Jakarta (Humas Kemenag DKI) --- Angka pernikahan di Indonesia mengalami penurunan signifikan dalam satu dekade terakhir. Berdasarkan data Badan Pusat Statistik (BPS), jumlah pernikahan terus menurun sejak 2013, dari lebih dari 2 juta pasangan pada 2018 menjadi hanya sekitar 1,5 juta pernikahan pada 2023. Penurunan ini diperkirakan masih berlanjut hingga 2025.
Kepala Kantor Wilayah Kementerian Agama Provinsi DKI Jakarta, Adib, mengungkapkan beberapa faktor penyebab penurunan tersebut dalam wawancara dengan RRI Pro3 FM, Selasa (30/9/2025). "Perubahan Undang-Undang Perkawinan Nomor 1 Tahun 1974 pada 2019 yang menaikkan usia pernikahan dari 16 tahun menjadi 19 tahun menjadi salah satu penyebab," ujarnya, Selasa (30/09).
Data di DKI Jakarta menunjukkan tren serupa. Jumlah pernikahan yang tercatat di Kantor Urusan Agama (KUA) menurun dari 47.226 pasangan pada 2022, menjadi 44.252 pasangan pada 2023, dan terus turun menjadi 40.472 pasangan pada 2024 dari total populasi 4,2 juta penduduk.
Adib menjelaskan bahwa selain faktor regulasi, ada kecenderungan di kalangan generasi muda untuk menunda pernikahan. "Ada kesadaran untuk menunggu masa kematangan, baik dari sisi usia, ekonomi, maupun karir," katanya.

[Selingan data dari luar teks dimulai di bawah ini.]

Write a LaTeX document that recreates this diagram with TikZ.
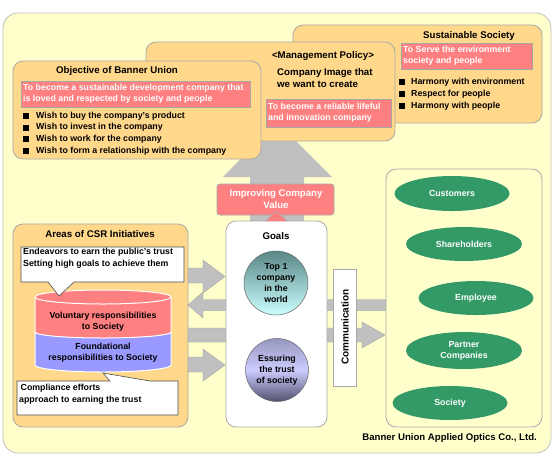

Fenomena "marriage is scary" atau ketakutan terhadap pernikahan juga menjadi salah satu pemicu. Maraknya informasi tentang kekerasan dalam rumah tangga (KDRT) di media sosial serta fenomena hidup bersama tanpa ikatan resmi turut mempengaruhi keputusan generasi muda. "Fenomena itu tidak lepas dari pengaruh kebudayaan global yang cenderung memilih kebebasan," ungkap Adib.
Merespons kondisi ini, Kementerian Agama melakukan berbagai upaya berjenjang. Di tingkat sekolah, terdapat program Bimbingan Remaja Usia Sekolah (BRUS) yang bertujuan membangun kesadaran tentang pentingnya kesiapan memasuki jenjang pernikahan. "Tujuannya untuk membangun kesadaran bahwa pernikahan adalah jenjang yang harus dilalui untuk melanjutkan keberlangsungan generasi, namun harus dipersiapkan dengan matang," jelasnya.
Kementerian Agama juga mengeluarkan modul pendidikan kesehatan reproduksi, khususnya di madrasah dan sekolah. Program ini dirancang untuk membangun pemahaman tentang kesiapan fisik, mental, ilmu, dan ekonomi sebelum menikah.
Program "GAS Nikah" atau Gerakan Sadar Pencatatan Nikah juga diluncurkan untuk mendorong pernikahan resmi yang tercatat. "Nikah harus tercatat supaya ada akuntabilitas tanggung jawab yang berdampak secara hukum. Pernikahan di KUA tidak dipungut biaya sepeserpun," tegas Adib.
Menurut Kakanwil, Fenomena pernikahan siri yang tidak tercatat di KUA masih ditemui di masyarakat. Kementerian Agama mengimbau agar pernikahan dilakukan secara resmi dan tercatat untuk memberikan perlindungan hukum bagi pasangan dan keturunannya.
Adib menegaskan bahwa sosialisasi tidak hanya dilakukan di sekolah, tetapi juga di masyarakat melalui majelis taklim dan berbagai media. "Kami mengimbau kepada generasi muda yang sudah matang dari sisi usia, ekonomi, dan karir untuk tidak menunda pernikahan. Pernikahan adalah sunnah Rasul yang perlu dilaksanakan untuk melanjutkan estafet perjuangan generasi," pungkasnya.